When we teach, we touch. It is what teaching is designed to do. With our intention or objective, with our words and language constructs, with our eyes, voice and touch, we reach out across space and we reach through layers of form, experience and resistance. We reach through the layers that cloak as we seek to touch the essence beyond the barriers. We hold the yoga’s sacred intention in our hands as we adjust students in poses. With our eyes, we practice seeing and touching touch the beauty within each student. We touch.

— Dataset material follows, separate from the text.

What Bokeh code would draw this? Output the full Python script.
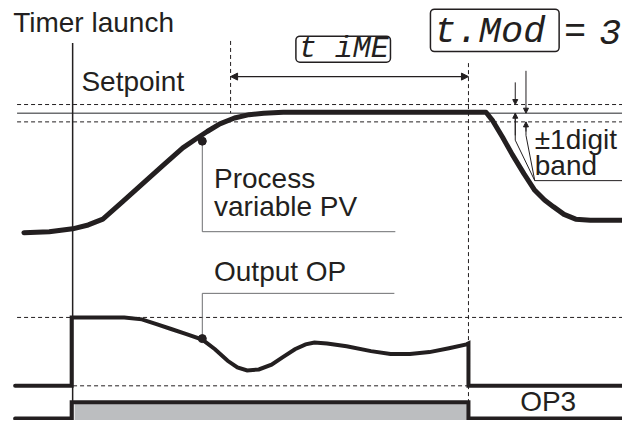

As a yoga teacher, I contemplate my touch. I reflect on the moments my touch has been harsh. Was the harshness my frustration or a clear intention to penetrate barriers? Was I harsh in service of touching the soul or in destroying an ego (theirs) in service of another (mine)? I consider the impact I have on the students. Did I touch each student in the class in a real and meaningful way? Did I compliment as much as constructively adjust? Did I clear the path to the soul with my “touch” or did I lose this in the process of moving through the poses?

We come to yoga, as we come into life, with a yearning to be touched. We deeply desire that contact within ourselves. Each class, we are asking to touch our soul in our pilgrimage to Savasana. Our teacher is the guide and the model for this process. How we as teachers touch the soul of the student is how we ask them to touch that part of themselves.